Alternatively, if you give me some guidelines so that I can try making a PR.

I also still have it on my ToDo stack to get this solved, but will not get to it in the next 2+ months. If you think you can do something, I would be happy to test and comment. Note: I am just a user of this; I am not in any way related to the project and have no idea if and how the actual owner(s) of this project accept PRs (two are open since 3 and 4 years).

That said, if you have any questions regarding my findings earlier in this conversation, feel free to ask here and "@"-mention me.

bosh-admin-bot commented 3 years ago

This issue was marked as Stale because it has been open for 21 days without any activity. If no activity takes place in the coming 7 days it will automatically be close. To prevent this from happening remove the Stale label or comment below.

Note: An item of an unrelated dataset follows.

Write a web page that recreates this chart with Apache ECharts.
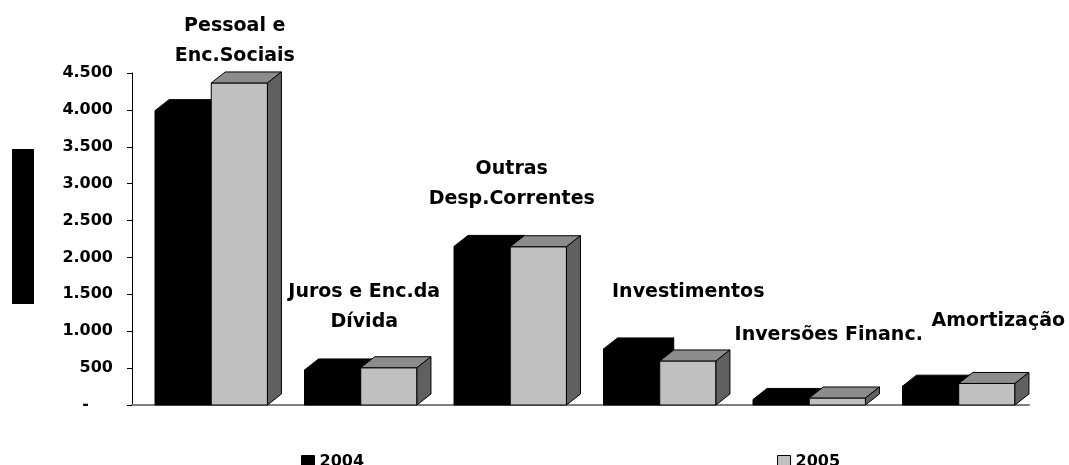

pellared commented 3 years ago

Anybody?

bgandon commented 3 years ago

So, this repo has been donated by Dmitriy to the Cloud Foundry Foundation, and now the BOSH teams are finally admin on this repository, which allows us to take part in maintaining it. Thus the "stale bbot", the comments, and new PR…

Thanks for the great detailed analysis of the issue and the valuable links. This should be fixed with #20. For the time being, I'll close this and we may re-open if relevant.